Data excerpt:
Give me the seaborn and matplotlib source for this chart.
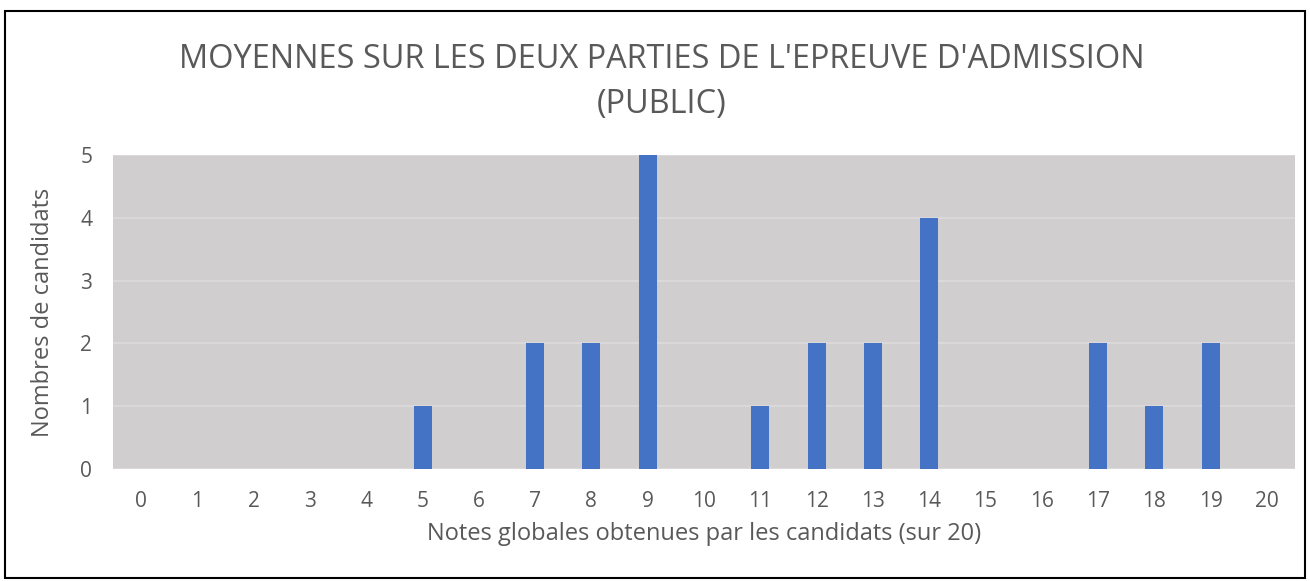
import matplotlib
matplotlib.use("Agg")
import matplotlib.pyplot as plt
import seaborn as sns
import pandas as pd
from matplotlib.patches import Rectangle

notes = [str(i) for i in range(21)]
candidats = [0, 0, 0, 0, 0, 1, 0, 2, 2, 5, 0, 1, 2, 2, 4, 0, 0, 2, 1, 2, 0]
yticks = [0, 1, 2, 3, 4, 5]

title = "MOYENNES SUR LES DEUX PARTIES DE L'EPREUVE D'ADMISSION\n(PUBLIC)"
xlabel = "Notes globales obtenues par les candidats (sur 20)"
ylabel = "Nombres de candidats"

sns.set_theme(style="white")
plt.rcParams['font.family'] = ['Open Sans', 'DejaVu Sans']
txt = "#595959"

df = pd.DataFrame({"note": notes, "n": candidats})

fig = plt.figure(figsize=(13.1, 5.81), dpi=100)
ax = fig.add_axes([113/1310, 1-469/581, (1295-113)/1310, (469-155)/581])
sns.barplot(data=df, x="note", y="n", color="#4472C4", saturation=1, width=0.32,
            linewidth=0, edgecolor="none", ax=ax, zorder=3)
ax.set_facecolor("#D0CECE")
ax.set_ylim(0, 5)
ax.set_xlim(-0.5, 20.5)
ax.set_yticks(yticks)
ax.yaxis.grid(True, color="#DDDBDB", linewidth=1.2, zorder=0)
ax.set_axisbelow(True)
for s in ax.spines.values():
    s.set_visible(False)
ax.tick_params(axis="both", length=0, colors=txt, labelsize=15)
ax.tick_params(axis="x", pad=16)
ax.tick_params(axis="y", pad=15)
ax.set_xlabel(xlabel, color=txt, fontsize=17, labelpad=7)
ax.set_ylabel(ylabel, color=txt, fontsize=17, labelpad=18)
fig.text(662/1310, 1-82/581, title, ha="center", va="center", fontsize=23.4, color=txt, linespacing=1.5)

fig.patches.append(Rectangle((5/1310, 3/581), 1300/1310, 1-14/581, transform=fig.transFigure,
                             fill=False, edgecolor="black", linewidth=1.5))
fig.savefig("out.png", dpi=100)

Short exercise: Every line above should be repeated exactly; pictures stay out of the copy.

Result of this task:
Give me the seaborn and matplotlib source for this chart.
import matplotlib
matplotlib.use("Agg")
import matplotlib.pyplot as plt
import seaborn as sns
import pandas as pd
from matplotlib.patches import Rectangle

notes = [str(i) for i in range(21)]
candidats = [0, 0, 0, 0, 0, 1, 0, 2, 2, 5, 0, 1, 2, 2, 4, 0, 0, 2, 1, 2, 0]
yticks = [0, 1, 2, 3, 4, 5]

title = "MOYENNES SUR LES DEUX PARTIES DE L'EPREUVE D'ADMISSION\n(PUBLIC)"
xlabel = "Notes globales obtenues par les candidats (sur 20)"
ylabel = "Nombres de candidats"

sns.set_theme(style="white")
plt.rcParams['font.family'] = ['Open Sans', 'DejaVu Sans']
txt = "#595959"

df = pd.DataFrame({"note": notes, "n": candidats})

fig = plt.figure(figsize=(13.1, 5.81), dpi=100)
ax = fig.add_axes([113/1310, 1-469/581, (1295-113)/1310, (469-155)/581])
sns.barplot(data=df, x="note", y="n", color="#4472C4", saturation=1, width=0.32,
            linewidth=0, edgecolor="none", ax=ax, zorder=3)
ax.set_facecolor("#D0CECE")
ax.set_ylim(0, 5)
ax.set_xlim(-0.5, 20.5)
ax.set_yticks(yticks)
ax.yaxis.grid(True, color="#DDDBDB", linewidth=1.2, zorder=0)
ax.set_axisbelow(True)
for s in ax.spines.values():
    s.set_visible(False)
ax.tick_params(axis="both", length=0, colors=txt, labelsize=15)
ax.tick_params(axis="x", pad=16)
ax.tick_params(axis="y", pad=15)
ax.set_xlabel(xlabel, color=txt, fontsize=17, labelpad=7)
ax.set_ylabel(ylabel, color=txt, fontsize=17, labelpad=18)
fig.text(662/1310, 1-82/581, title, ha="center", va="center", fontsize=23.4, color=txt, linespacing=1.5)

fig.patches.append(Rectangle((5/1310, 3/581), 1300/1310, 1-14/581, transform=fig.transFigure,
                             fill=False, edgecolor="black", linewidth=1.5))
fig.savefig("out.png", dpi=100)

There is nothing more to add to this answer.